Retype exactly what runs from the first line of the data to the line with "const yTicks = [0.9,1.0,1.1,1.2,1.3,1.4];", keeping both of those lines and skipping pictures.
[start]
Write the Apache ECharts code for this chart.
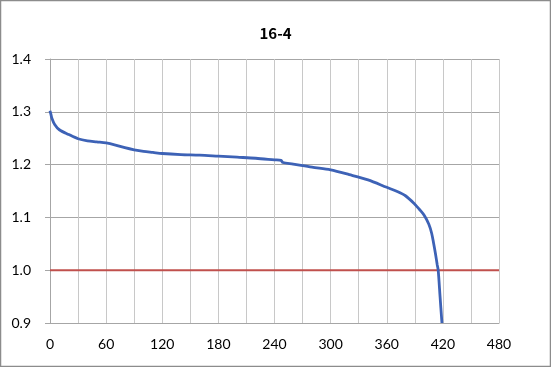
<!DOCTYPE html>
<html><head><meta charset="utf-8">
<script src="https://cdn.jsdelivr.net/npm/echarts@6/dist/echarts.min.js"></script>
<style>html,body{margin:0;padding:0;background:#fff}#c{width:551px;height:367px}</style>
</head><body><div id="c"></div>
<script>
const titleText = '16-4';
const timeMin = [0,1,2,5,10,20,30,40,50,60,70,80,90,100,110,120,140,160,180,200,220,240,247,249,260,280,300,320,340,360,370,380,390,395,400,405,408,410,412,414,415,417,419];
const voltage = [1.302,1.295,1.288,1.276,1.266,1.257,1.249,1.245,1.243,1.241,1.237,1.232,1.228,1.225,1.223,1.221,1.219,1.218,1.216,1.214,1.212,1.209,1.208,1.204,1.201,1.195,1.19,1.181,1.171,1.157,1.150,1.141,1.125,1.115,1.104,1.087,1.07,1.052,1.032,1.01,1.0,0.95,0.9];
const cutoffX = [0,480];
const cutoffY = [1.0,1.0];
const xTicks = [0,60,120,180,240,300,360,420,480];
const yTicks = [0.9,1.0,1.1,1.2,1.3,1.4];

const chart = echarts.init(document.getElementById('c'), null, {renderer:'canvas'});
const labelFont = {color:'#000', fontSize:14, fontFamily:'Lato, "Liberation Sans", sans-serif'};
chart.setOption({
  animation:false,
  backgroundColor:'#fff',
  title:{text:titleText, left:'center', top:21, textStyle:{fontFamily:'"Noto Sans CJK JP", sans-serif', fontWeight:'bold', fontSize:15, color:'#000'}},
  graphic:[{type:'rect', shape:{x:0.5,y:0.5,width:550,height:366}, style:{fill:'none', stroke:'#8c8c8c', lineWidth:1.5}, silent:true}],
  grid:{left:50, right:52, top:59, bottom:44, containLabel:false},
  xAxis:{type:'value', min:0, max:480, interval:30,
    axisLine:{show:true, lineStyle:{color:'#a6a6a6', width:1}},
    axisTick:{show:false},
    splitLine:{show:true, lineStyle:{color:'#c8c8c8', width:1}},
    axisLabel:Object.assign({margin:14, formatter:v=> xTicks.includes(v) ? String(v) : ''}, labelFont)
  },
  yAxis:{type:'value', min:0.9, max:1.4, interval:0.1,
    axisLine:{show:true, lineStyle:{color:'#a6a6a6', width:1}},
    axisTick:{show:true, length:5, lineStyle:{color:'#a6a6a6'}},
    splitLine:{show:true, lineStyle:{color:'#a6a6a6', width:1}},
    axisLabel:Object.assign({margin:19, formatter:v=>{const t=yTicks.find(k=>Math.abs(k-v)<1e-6);return t!==undefined?t.toFixed(1):'';}}, labelFont)
  },
  series:[
    {type:'line', data:cutoffX.map((x,i)=>[x,cutoffY[i]]), symbol:'none', lineStyle:{color:'#c0504d', width:2}, z:2},
    {type:'line', data:timeMin.map((x,i)=>[x,voltage[i]]), symbol:'none', smooth:0.3, lineStyle:{color:'#3d62b6', width:2.8}, z:3, clip:true}
  ]
});
</script></body></html>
[end]
The completed task:
Write the Apache ECharts code for this chart.
<!DOCTYPE html>
<html><head><meta charset="utf-8">
<script src="https://cdn.jsdelivr.net/npm/echarts@6/dist/echarts.min.js"></script>
<style>html,body{margin:0;padding:0;background:#fff}#c{width:551px;height:367px}</style>
</head><body><div id="c"></div>
<script>
const titleText = '16-4';
const timeMin = [0,1,2,5,10,20,30,40,50,60,70,80,90,100,110,120,140,160,180,200,220,240,247,249,260,280,300,320,340,360,370,380,390,395,400,405,408,410,412,414,415,417,419];
const voltage = [1.302,1.295,1.288,1.276,1.266,1.257,1.249,1.245,1.243,1.241,1.237,1.232,1.228,1.225,1.223,1.221,1.219,1.218,1.216,1.214,1.212,1.209,1.208,1.204,1.201,1.195,1.19,1.181,1.171,1.157,1.150,1.141,1.125,1.115,1.104,1.087,1.07,1.052,1.032,1.01,1.0,0.95,0.9];
const cutoffX = [0,480];
const cutoffY = [1.0,1.0];
const xTicks = [0,60,120,180,240,300,360,420,480];
const yTicks = [0.9,1.0,1.1,1.2,1.3,1.4];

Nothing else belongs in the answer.